Oey memang diketahui satu di antara WNI terkaya di Cileungsi.
Rumahnya berdinding beton, indah, memiliki beberapa gedung baru
dan juga gedung sandiwara Sunda Sri Wangi. Juga punya peternakan
babi. Kondisinya begitu memang sangat kontras dengan keadaan
penduduk Cileungsi pada umumnya, yang rumah mereka cuma
berlantai tanah, berdinding anyaman bambu yang sudah lusuh.
Dengan kondisi begitu Oey merasa enak saja bertindak
sewenang-wenang. Tapi "ini soal agama, bukan soal kaya dan
miskin," kata seorang anggota jemaah.
Begitu-begitu Saja
Soal klenteng dan tanah wakaf tentu saja soal cukup rawan. Baik
pihak polisi, bahkan sampai ke tingkat Muspida keributan ini
sempat jadi agenda. "Tapi ya begitu-begitu saja, tidak ada
penyelesaian kata Tan Pang Tjoan sang jurubirara.
Dirjen Bimas Hindu Budha, Gde Puja MA, juga menyatakan hal yang
sama. "Aparatur pemerintah setempat tidak memberikan bantuan
penuh," katanya kepada Bachrun Suwatdi dari TEMPO.
Pihak Dirjen memang berkali-kali sudah mengirim surat agar kasus
begitu didamaikan. Sayangnya surat itu tidak pernah dapat
jawaban, sebagai diakui Dirjen. Itulah sebabnya Gde Puja dan
sejumlah pejabat teras Bimas Hindu Budha pertengahan April yang
silam turun ke sana. Buat Dirjen masalah kerukunan lebih
penting. Itu pula sebabnya Oey Jun Sin sendiri berkali-kali
dipanggil ke Jakarta.
"Saya merasa dikentutin oleh si Oey ini," kata Gde Puja.
Meskipun sudah 3 kali dipanggil ke Jakarta, ketua klenteng itu
tidak pernah datang.
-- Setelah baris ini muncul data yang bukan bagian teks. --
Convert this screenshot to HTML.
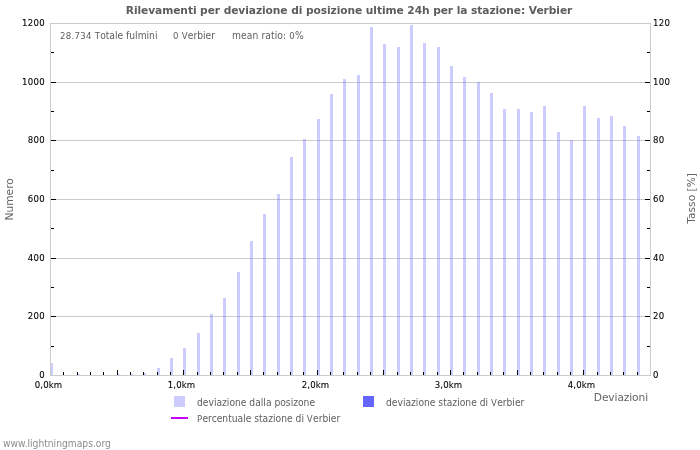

Baru setelah panggilan lewat polisi
setempat, Oey datang menghadap. "Kalau orang jelas tidak suka
lagi, Oey mestinya minggir," kata Eka Sasongko SH, Sekretaris
Jenderal Tridharma Pusat. Tapi drg Willy Pradnasurya, Direktur
Urusan Agama Hindu & Budha menyayangkan adanya kesalahan lain.
"Mustinva klenteng itu memiliki badan hukum," katanya. Dan pasal
tidak adanya badan hukum rupanya menjadi sebab pula mengapa
kasus klenteng itu tidak selesai-selesai juga.
Padahal klenteng (Han Tan Kong) itu ada di antara klenteng
favorit. Terletak 60 km dari Jakarta, di tengah Desa Cileungsi,
Kecamatan Cileungsi Kabupaten Bogor, klenteng itu mendapat
kunjungan yang ramai dari umat Budha, seperti juga Gunung Kawi
dan Tanjung Kait dan tempat-tempat lain. Bagaimana penyelesaian
akhir? "Ya kita coba damaikan lagi," kata Dirjen Gde Puja MA.